INSTRUCTION
Starting with the first line below, extract each line through the one that contains "variables\\Laboratory test results\\Therapeutic", inclusive, excluding pictures.

COLLECTED DATA

<<<<

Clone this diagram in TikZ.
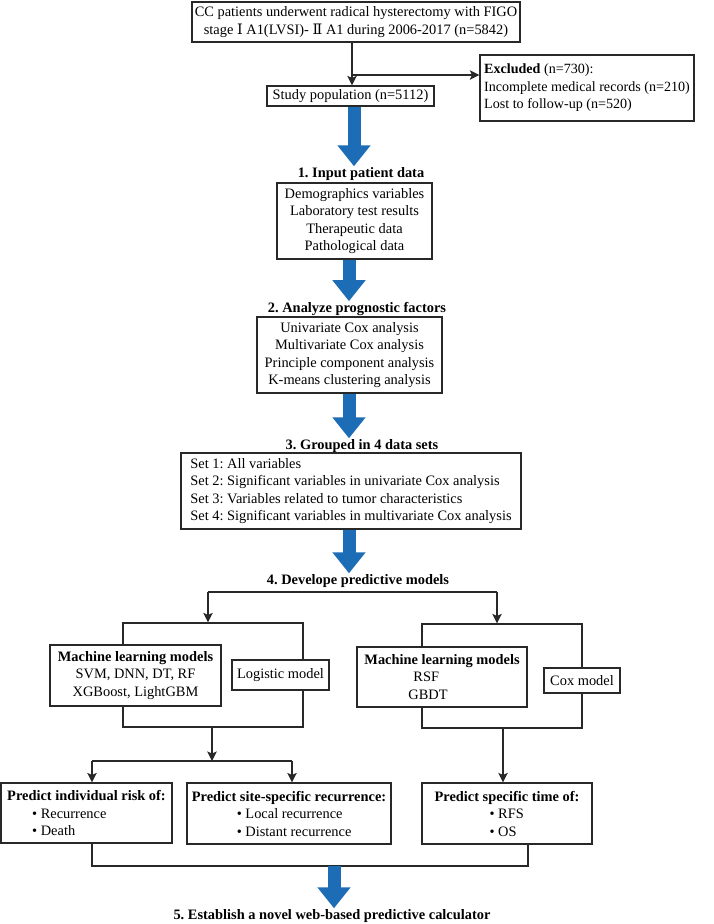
\documentclass[tikz,border=0pt]{standalone}
\usepackage{fontspec}
\setmainfont{Liberation Serif}
\newfontfamily\romfont{DejaVu Serif}
\usetikzlibrary{arrows.meta}
\definecolor{myblue}{RGB}{28,108,182}
\definecolor{lc}{RGB}{40,40,40}
\frenchspacing
\begin{document}
\begin{tikzpicture}[x=1pt,y=-1pt,
  every node/.style={font=\fontsize{14.4}{17.5}\selectfont},
  box/.style={draw=lc, line width=1.2pt, fill=white, inner sep=0pt, align=center},
  lbox/.style={box, align=left},
  head/.style={inner sep=1pt, font=\fontsize{14.4}{17.5}\selectfont\bfseries},
  frame/.style={draw=lc, line width=1.2pt, inner sep=0pt},
  line/.style={draw=lc, line width=1.2pt},
  conn/.style={line, -{Stealth[length=9.5pt,width=9.5pt,inset=2pt]}},
  bluearrow/.style={draw=myblue, line width=13pt, -{Triangle[length=21pt,width=32pt]}}]
\useasboundingbox (0,0) rectangle (714,924);

% top part
\node[box, minimum width=328pt, minimum height=40pt] (top) at (356,22)
  {CC patients underwent radical hysterectomy with FIGO\\stage {\romfont Ⅰ} A1(LVSI)- {\romfont Ⅱ} A1 during 2006-2017 (n=5842)};
\node[lbox, minimum width=214pt, minimum height=66pt, font=\fontsize{14.1}{17.5}\selectfont] (excl) at (587,88)
  {\textbf{Excluded} (n=730):\\Incomplete medical records (n=210)\\Lost to follow-up (n=520)};
\node[box, minimum width=167pt, minimum height=20pt] (study) at (350.5,96) {Study population (n=5112)};
\coordinate (v0) at (352,75);
\draw[conn] (top.south -| v0) -- (study.north -| v0);
\draw[conn] (v0) -- (excl.west |- v0);

% step 1
\coordinate (x1) at (354,0);
\node[head] (h1) at (361,174) {1. Input patient data};
\draw[bluearrow] (study.south -| x1) -- (h1.north -| x1);
\node[box, minimum width=155pt, minimum height=76pt] (in1) at (354.5,221)
  {Demographics variables\\Laboratory test results\\Therapeutic data\\Pathological data};

% step 2
\coordinate (x2) at (349,0);
\node[head] (h2) at (357,309) {2. Analyze prognostic factors};
\draw[bluearrow] (in1.south -| x2) -- (h2.north -| x2);
\node[box, minimum width=185pt, minimum height=76pt] (in2) at (349.5,355)
  {Univariate Cox analysis\\Multivariate Cox analysis\\Principle component analysis\\K-means clustering analysis};

% step 3
\node[head] (h3) at (362,446) {3. Grouped in 4 data sets};
\draw[bluearrow] (in2.south -| x2) -- (h3.north -| x2);
\node[lbox, minimum width=340pt, minimum height=76pt] (in3) at (351,491)
  {Set 1: All variables\\Set 2: Significant variables in univariate Cox analysis\\Set 3: Variables related to tumor characteristics\\Set 4: Significant variables in multivariate Cox analysis};

% step 4
\node[head] (h4) at (358,581) {4. Develope predictive models};
\draw[bluearrow] (in3.south -| x2) -- (h4.north -| x2);

\node[frame, minimum width=180pt, minimum height=104pt] (fL) at (213,675) {};
\node[frame, minimum width=160pt, minimum height=104pt] (fR) at (502,676) {};
\coordinate (sp) at (208,592);
\coordinate (sq) at (497,592);
\draw[line] (sp) -- (sq);
\draw[conn] (sp) -- (fL.north -| sp);
\draw[conn] (sq) -- (fR.north -| sq);

\node[box, minimum width=171pt, minimum height=61pt] (mlL) at (135.5,675.5)
  {\textbf{Machine learning models}\\SVM, DNN, DT, RF\\XGBoost, LightGBM};
\node[box, minimum width=97pt, minimum height=30pt] (logi) at (280.5,675) {Logistic model};
\node[lbox, minimum width=170pt, minimum height=60pt] (mlR) at (442,677)
  {\textbf{Machine learning models}\\\hspace*{49pt}RSF\\\hspace*{44pt}GBDT};
\node[box, minimum width=76pt, minimum height=25pt] (cox) at (582,680.5) {Cox model};

% predictions
\node[lbox, minimum width=171pt, minimum height=60pt] (risk) at (86.5,813)
  {\textbf{Predict individual risk of:}\\\hspace*{25pt}• Recurrence\\\hspace*{25pt}• Death};
\node[lbox, minimum width=204pt, minimum height=61pt] (site) at (289,813.5)
  {\textbf{Predict site-specific recurrence:}\\\hspace*{45pt}• Local recurrence\\\hspace*{45pt}• Distant recurrence};
\node[lbox, minimum width=170pt, minimum height=61pt] (time) at (507,813.5)
  {\textbf{Predict specific time of:}\\\hspace*{55pt}• RFS\\\hspace*{55pt}• OS};

\coordinate (lm) at (212,761);
\coordinate (ll) at (92,761);
\coordinate (lr) at (292,761);
\draw[conn] (fL.south -| lm) -- (lm);
\draw[line] (ll) -- (lr);
\draw[conn] (ll) -- (risk.north -| ll);
\draw[conn] (lr) -- (site.north -| lr);
\coordinate (tm) at (503,0);
\draw[conn] (fR.south -| tm) -- (time.north -| tm);

\coordinate (bl) at (92,866);
\coordinate (br) at (528,866);
\draw[line] (risk.south -| bl) -- (bl) -- (br) -- (time.south -| br);

% step 5
\coordinate (b5) at (334,866);
\node[head] (h5) at (332,916) {5. Establish a novel web-based predictive calculator};
\draw[bluearrow] (b5) -- (h5.north -| b5);
\end{tikzpicture}
\end{document}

>>>>

TASK RESULT
Clone this diagram in TikZ.
\documentclass[tikz,border=0pt]{standalone}
\usepackage{fontspec}
\setmainfont{Liberation Serif}
\newfontfamily\romfont{DejaVu Serif}
\usetikzlibrary{arrows.meta}
\definecolor{myblue}{RGB}{28,108,182}
\definecolor{lc}{RGB}{40,40,40}
\frenchspacing
\begin{document}
\begin{tikzpicture}[x=1pt,y=-1pt,
  every node/.style={font=\fontsize{14.4}{17.5}\selectfont},
  box/.style={draw=lc, line width=1.2pt, fill=white, inner sep=0pt, align=center},
  lbox/.style={box, align=left},
  head/.style={inner sep=1pt, font=\fontsize{14.4}{17.5}\selectfont\bfseries},
  frame/.style={draw=lc, line width=1.2pt, inner sep=0pt},
  line/.style={draw=lc, line width=1.2pt},
  conn/.style={line, -{Stealth[length=9.5pt,width=9.5pt,inset=2pt]}},
  bluearrow/.style={draw=myblue, line width=13pt, -{Triangle[length=21pt,width=32pt]}}]
\useasboundingbox (0,0) rectangle (714,924);

% top part
\node[box, minimum width=328pt, minimum height=40pt] (top) at (356,22)
  {CC patients underwent radical hysterectomy with FIGO\\stage {\romfont Ⅰ} A1(LVSI)- {\romfont Ⅱ} A1 during 2006-2017 (n=5842)};
\node[lbox, minimum width=214pt, minimum height=66pt, font=\fontsize{14.1}{17.5}\selectfont] (excl) at (587,88)
  {\textbf{Excluded} (n=730):\\Incomplete medical records (n=210)\\Lost to follow-up (n=520)};
\node[box, minimum width=167pt, minimum height=20pt] (study) at (350.5,96) {Study population (n=5112)};
\coordinate (v0) at (352,75);
\draw[conn] (top.south -| v0) -- (study.north -| v0);
\draw[conn] (v0) -- (excl.west |- v0);

% step 1
\coordinate (x1) at (354,0);
\node[head] (h1) at (361,174) {1. Input patient data};
\draw[bluearrow] (study.south -| x1) -- (h1.north -| x1);
\node[box, minimum width=155pt, minimum height=76pt] (in1) at (354.5,221)
  {Demographics variables\\Laboratory test results\\Therapeutic data\\Pathological data};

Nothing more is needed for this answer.